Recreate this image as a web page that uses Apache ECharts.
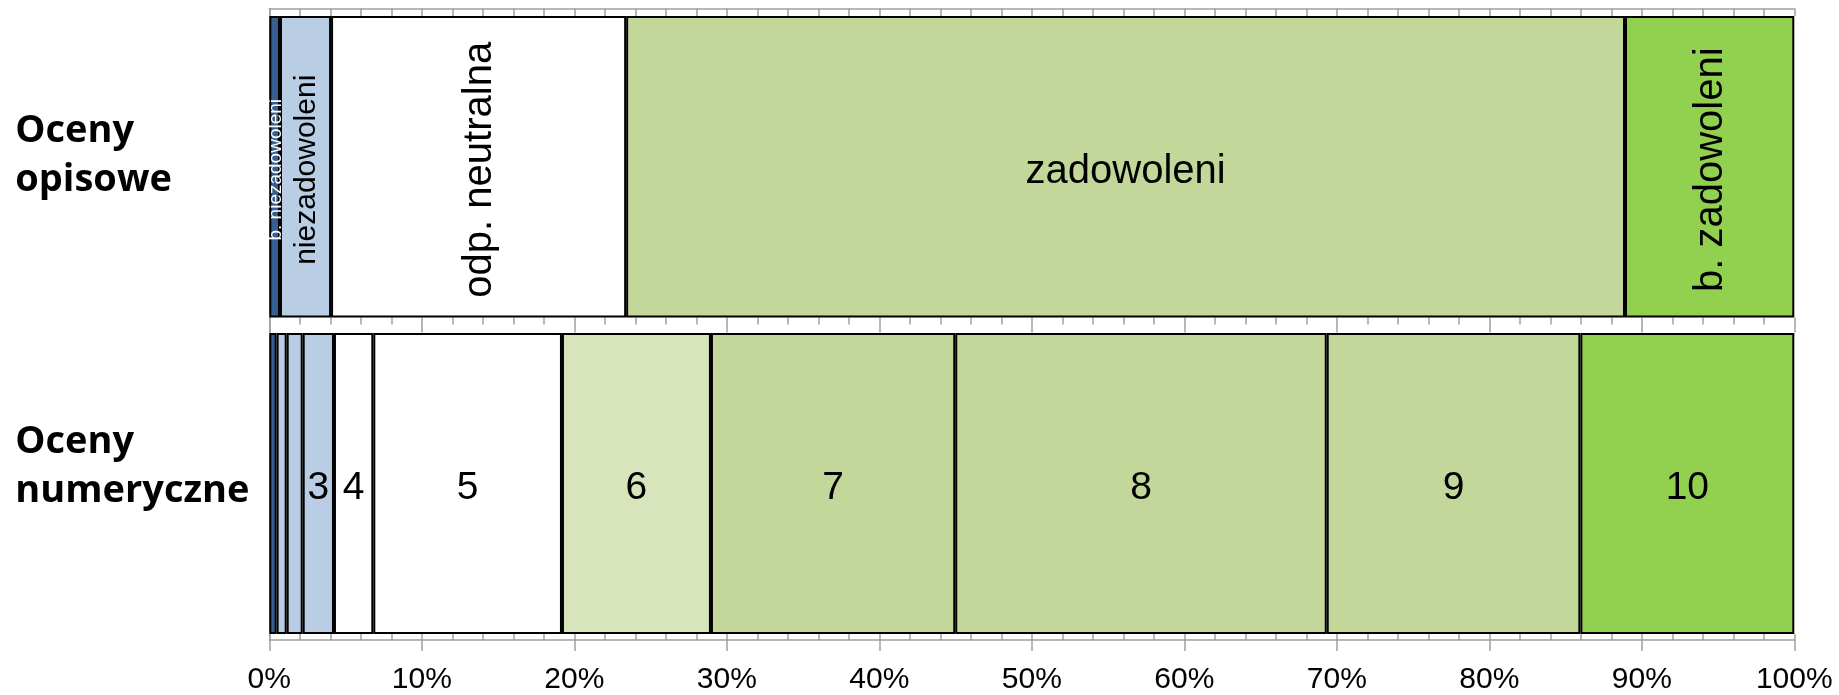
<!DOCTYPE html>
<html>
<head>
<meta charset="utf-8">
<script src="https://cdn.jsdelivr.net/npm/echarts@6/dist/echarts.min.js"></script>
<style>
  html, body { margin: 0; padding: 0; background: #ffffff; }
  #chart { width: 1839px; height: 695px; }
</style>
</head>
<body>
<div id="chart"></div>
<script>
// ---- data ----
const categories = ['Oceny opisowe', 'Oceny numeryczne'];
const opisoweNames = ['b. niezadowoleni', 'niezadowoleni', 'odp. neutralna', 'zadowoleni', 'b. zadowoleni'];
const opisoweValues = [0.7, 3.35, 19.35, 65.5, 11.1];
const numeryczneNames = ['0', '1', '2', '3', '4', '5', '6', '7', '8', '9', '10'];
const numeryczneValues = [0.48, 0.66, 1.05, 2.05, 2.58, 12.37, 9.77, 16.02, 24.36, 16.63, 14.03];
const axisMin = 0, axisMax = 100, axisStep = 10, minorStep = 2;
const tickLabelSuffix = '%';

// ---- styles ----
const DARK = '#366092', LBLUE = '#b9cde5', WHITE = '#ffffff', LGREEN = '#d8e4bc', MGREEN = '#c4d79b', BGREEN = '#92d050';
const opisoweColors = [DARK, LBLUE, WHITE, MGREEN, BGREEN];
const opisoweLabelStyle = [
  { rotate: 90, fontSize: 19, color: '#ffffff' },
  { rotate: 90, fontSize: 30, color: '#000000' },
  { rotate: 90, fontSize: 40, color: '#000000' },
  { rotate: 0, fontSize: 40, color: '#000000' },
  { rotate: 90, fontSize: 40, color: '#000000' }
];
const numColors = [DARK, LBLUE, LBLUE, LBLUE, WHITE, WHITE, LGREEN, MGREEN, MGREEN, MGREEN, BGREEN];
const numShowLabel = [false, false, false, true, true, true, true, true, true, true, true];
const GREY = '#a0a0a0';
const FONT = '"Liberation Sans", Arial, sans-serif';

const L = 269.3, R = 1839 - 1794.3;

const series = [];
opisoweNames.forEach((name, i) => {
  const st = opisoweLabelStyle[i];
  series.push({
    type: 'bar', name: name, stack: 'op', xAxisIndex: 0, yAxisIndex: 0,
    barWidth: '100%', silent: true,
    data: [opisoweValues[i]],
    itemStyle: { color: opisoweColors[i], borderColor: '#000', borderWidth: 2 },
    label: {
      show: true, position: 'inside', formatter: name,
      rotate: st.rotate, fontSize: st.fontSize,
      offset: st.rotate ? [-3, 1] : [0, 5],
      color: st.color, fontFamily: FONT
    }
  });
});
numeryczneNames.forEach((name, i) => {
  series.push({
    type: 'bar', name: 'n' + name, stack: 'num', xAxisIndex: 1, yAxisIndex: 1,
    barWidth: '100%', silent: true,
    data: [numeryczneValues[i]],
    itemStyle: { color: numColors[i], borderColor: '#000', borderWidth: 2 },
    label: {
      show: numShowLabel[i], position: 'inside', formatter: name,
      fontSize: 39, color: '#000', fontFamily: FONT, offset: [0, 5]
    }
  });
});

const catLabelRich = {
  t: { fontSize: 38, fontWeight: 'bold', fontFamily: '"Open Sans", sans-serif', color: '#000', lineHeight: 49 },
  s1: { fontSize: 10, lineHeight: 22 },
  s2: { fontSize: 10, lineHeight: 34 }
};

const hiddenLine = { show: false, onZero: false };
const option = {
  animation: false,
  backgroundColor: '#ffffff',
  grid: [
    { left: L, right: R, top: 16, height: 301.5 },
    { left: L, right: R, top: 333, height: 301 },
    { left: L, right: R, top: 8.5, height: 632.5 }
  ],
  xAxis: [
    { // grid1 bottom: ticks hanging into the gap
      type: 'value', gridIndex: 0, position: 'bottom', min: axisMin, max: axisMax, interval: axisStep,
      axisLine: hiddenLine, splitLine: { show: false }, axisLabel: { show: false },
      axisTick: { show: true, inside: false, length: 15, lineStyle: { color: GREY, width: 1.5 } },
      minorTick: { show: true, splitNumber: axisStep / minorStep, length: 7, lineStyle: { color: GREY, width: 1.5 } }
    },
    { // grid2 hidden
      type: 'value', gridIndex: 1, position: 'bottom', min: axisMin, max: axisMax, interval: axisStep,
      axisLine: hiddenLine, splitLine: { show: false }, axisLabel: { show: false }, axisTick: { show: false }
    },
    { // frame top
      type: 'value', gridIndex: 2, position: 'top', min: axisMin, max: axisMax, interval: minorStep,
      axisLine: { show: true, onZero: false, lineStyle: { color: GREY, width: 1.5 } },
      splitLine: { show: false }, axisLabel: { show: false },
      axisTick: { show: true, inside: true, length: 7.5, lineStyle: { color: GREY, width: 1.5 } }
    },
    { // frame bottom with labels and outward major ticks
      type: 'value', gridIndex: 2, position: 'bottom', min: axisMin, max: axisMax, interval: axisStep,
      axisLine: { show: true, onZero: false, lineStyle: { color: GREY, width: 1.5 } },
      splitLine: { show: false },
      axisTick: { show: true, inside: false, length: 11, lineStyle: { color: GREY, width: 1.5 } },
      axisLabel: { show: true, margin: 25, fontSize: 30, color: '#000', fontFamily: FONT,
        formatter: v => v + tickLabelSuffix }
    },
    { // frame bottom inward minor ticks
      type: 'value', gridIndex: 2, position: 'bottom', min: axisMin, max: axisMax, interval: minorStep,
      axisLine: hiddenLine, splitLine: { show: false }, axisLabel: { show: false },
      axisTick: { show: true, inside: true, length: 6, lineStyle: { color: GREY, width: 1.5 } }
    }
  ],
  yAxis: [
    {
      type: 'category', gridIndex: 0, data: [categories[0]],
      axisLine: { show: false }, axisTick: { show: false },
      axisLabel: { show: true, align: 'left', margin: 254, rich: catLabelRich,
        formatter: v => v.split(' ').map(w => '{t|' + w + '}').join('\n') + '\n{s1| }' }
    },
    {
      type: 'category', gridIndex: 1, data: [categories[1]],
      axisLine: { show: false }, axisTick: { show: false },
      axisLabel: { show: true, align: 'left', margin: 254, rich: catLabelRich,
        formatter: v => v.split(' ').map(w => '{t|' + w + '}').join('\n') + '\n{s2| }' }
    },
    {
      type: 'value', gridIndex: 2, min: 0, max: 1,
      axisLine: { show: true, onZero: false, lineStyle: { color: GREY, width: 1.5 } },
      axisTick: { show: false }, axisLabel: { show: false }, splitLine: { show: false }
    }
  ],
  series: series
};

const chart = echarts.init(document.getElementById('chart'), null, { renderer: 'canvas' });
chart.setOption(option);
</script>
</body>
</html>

### What the exercise asks
Restate the whole listing above exactly, except for its images.

### Answer below
Recreate this image as a web page that uses Apache ECharts.
<!DOCTYPE html>
<html>
<head>
<meta charset="utf-8">
<script src="https://cdn.jsdelivr.net/npm/echarts@6/dist/echarts.min.js"></script>
<style>
  html, body { margin: 0; padding: 0; background: #ffffff; }
  #chart { width: 1839px; height: 695px; }
</style>
</head>
<body>
<div id="chart"></div>
<script>
// ---- data ----
const categories = ['Oceny opisowe', 'Oceny numeryczne'];
const opisoweNames = ['b. niezadowoleni', 'niezadowoleni', 'odp. neutralna', 'zadowoleni', 'b. zadowoleni'];
const opisoweValues = [0.7, 3.35, 19.35, 65.5, 11.1];
const numeryczneNames = ['0', '1', '2', '3', '4', '5', '6', '7', '8', '9', '10'];
const numeryczneValues = [0.48, 0.66, 1.05, 2.05, 2.58, 12.37, 9.77, 16.02, 24.36, 16.63, 14.03];
const axisMin = 0, axisMax = 100, axisStep = 10, minorStep = 2;
const tickLabelSuffix = '%';

// ---- styles ----
const DARK = '#366092', LBLUE = '#b9cde5', WHITE = '#ffffff', LGREEN = '#d8e4bc', MGREEN = '#c4d79b', BGREEN = '#92d050';
const opisoweColors = [DARK, LBLUE, WHITE, MGREEN, BGREEN];
const opisoweLabelStyle = [
  { rotate: 90, fontSize: 19, color: '#ffffff' },
  { rotate: 90, fontSize: 30, color: '#000000' },
  { rotate: 90, fontSize: 40, color: '#000000' },
  { rotate: 0, fontSize: 40, color: '#000000' },
  { rotate: 90, fontSize: 40, color: '#000000' }
];
const numColors = [DARK, LBLUE, LBLUE, LBLUE, WHITE, WHITE, LGREEN, MGREEN, MGREEN, MGREEN, BGREEN];
const numShowLabel = [false, false, false, true, true, true, true, true, true, true, true];
const GREY = '#a0a0a0';
const FONT = '"Liberation Sans", Arial, sans-serif';

const L = 269.3, R = 1839 - 1794.3;

const series = [];
opisoweNames.forEach((name, i) => {
  const st = opisoweLabelStyle[i];
  series.push({
    type: 'bar', name: name, stack: 'op', xAxisIndex: 0, yAxisIndex: 0,
    barWidth: '100%', silent: true,
    data: [opisoweValues[i]],
    itemStyle: { color: opisoweColors[i], borderColor: '#000', borderWidth: 2 },
    label: {
      show: true, position: 'inside', formatter: name,
      rotate: st.rotate, fontSize: st.fontSize,
      offset: st.rotate ? [-3, 1] : [0, 5],
      color: st.color, fontFamily: FONT
    }
  });
});
numeryczneNames.forEach((name, i) => {
  series.push({
    type: 'bar', name: 'n' + name, stack: 'num', xAxisIndex: 1, yAxisIndex: 1,
    barWidth: '100%', silent: true,
    data: [numeryczneValues[i]],
    itemStyle: { color: numColors[i], borderColor: '#000', borderWidth: 2 },
    label: {
      show: numShowLabel[i], position: 'inside', formatter: name,
      fontSize: 39, color: '#000', fontFamily: FONT, offset: [0, 5]
    }
  });
});

const catLabelRich = {
  t: { fontSize: 38, fontWeight: 'bold', fontFamily: '"Open Sans", sans-serif', color: '#000', lineHeight: 49 },
  s1: { fontSize: 10, lineHeight: 22 },
  s2: { fontSize: 10, lineHeight: 34 }
};

const hiddenLine = { show: false, onZero: false };
const option = {
  animation: false,
  backgroundColor: '#ffffff',
  grid: [
    { left: L, right: R, top: 16, height: 301.5 },
    { left: L, right: R, top: 333, height: 301 },
    { left: L, right: R, top: 8.5, height: 632.5 }
  ],
  xAxis: [
    { // grid1 bottom: ticks hanging into the gap
      type: 'value', gridIndex: 0, position: 'bottom', min: axisMin, max: axisMax, interval: axisStep,
      axisLine: hiddenLine, splitLine: { show: false }, axisLabel: { show: false },
      axisTick: { show: true, inside: false, length: 15, lineStyle: { color: GREY, width: 1.5 } },
      minorTick: { show: true, splitNumber: axisStep / minorStep, length: 7, lineStyle: { color: GREY, width: 1.5 } }
    },
    { // grid2 hidden
      type: 'value', gridIndex: 1, position: 'bottom', min: axisMin, max: axisMax, interval: axisStep,
      axisLine: hiddenLine, splitLine: { show: false }, axisLabel: { show: false }, axisTick: { show: false }
    },
    { // frame top
      type: 'value', gridIndex: 2, position: 'top', min: axisMin, max: axisMax, interval: minorStep,
      axisLine: { show: true, onZero: false, lineStyle: { color: GREY, width: 1.5 } },
      splitLine: { show: false }, axisLabel: { show: false },
      axisTick: { show: true, inside: true, length: 7.5, lineStyle: { color: GREY, width: 1.5 } }
    },
    { // frame bottom with labels and outward major ticks
      type: 'value', gridIndex: 2, position: 'bottom', min: axisMin, max: axisMax, interval: axisStep,
      axisLine: { show: true, onZero: false, lineStyle: { color: GREY, width: 1.5 } },
      splitLine: { show: false },
      axisTick: { show: true, inside: false, length: 11, lineStyle: { color: GREY, width: 1.5 } },
      axisLabel: { show: true, margin: 25, fontSize: 30, color: '#000', fontFamily: FONT,
        formatter: v => v + tickLabelSuffix }
    },
    { // frame bottom inward minor ticks
      type: 'value', gridIndex: 2, position: 'bottom', min: axisMin, max: axisMax, interval: minorStep,
      axisLine: hiddenLine, splitLine: { show: false }, axisLabel: { show: false },
      axisTick: { show: true, inside: true, length: 6, lineStyle: { color: GREY, width: 1.5 } }
    }
  ],
  yAxis: [
    {
      type: 'category', gridIndex: 0, data: [categories[0]],
      axisLine: { show: false }, axisTick: { show: false },
      axisLabel: { show: true, align: 'left', margin: 254, rich: catLabelRich,
        formatter: v => v.split(' ').map(w => '{t|' + w + '}').join('\n') + '\n{s1| }' }
    },
    {
      type: 'category', gridIndex: 1, data: [categories[1]],
      axisLine: { show: false }, axisTick: { show: false },
      axisLabel: { show: true, align: 'left', margin: 254, rich: catLabelRich,
        formatter: v => v.split(' ').map(w => '{t|' + w + '}').join('\n') + '\n{s2| }' }
    },
    {
      type: 'value', gridIndex: 2, min: 0, max: 1,
      axisLine: { show: true, onZero: false, lineStyle: { color: GREY, width: 1.5 } },
      axisTick: { show: false }, axisLabel: { show: false }, splitLine: { show: false }
    }
  ],
  series: series
};

const chart = echarts.init(document.getElementById('chart'), null, { renderer: 'canvas' });
chart.setOption(option);
</script>
</body>
</html>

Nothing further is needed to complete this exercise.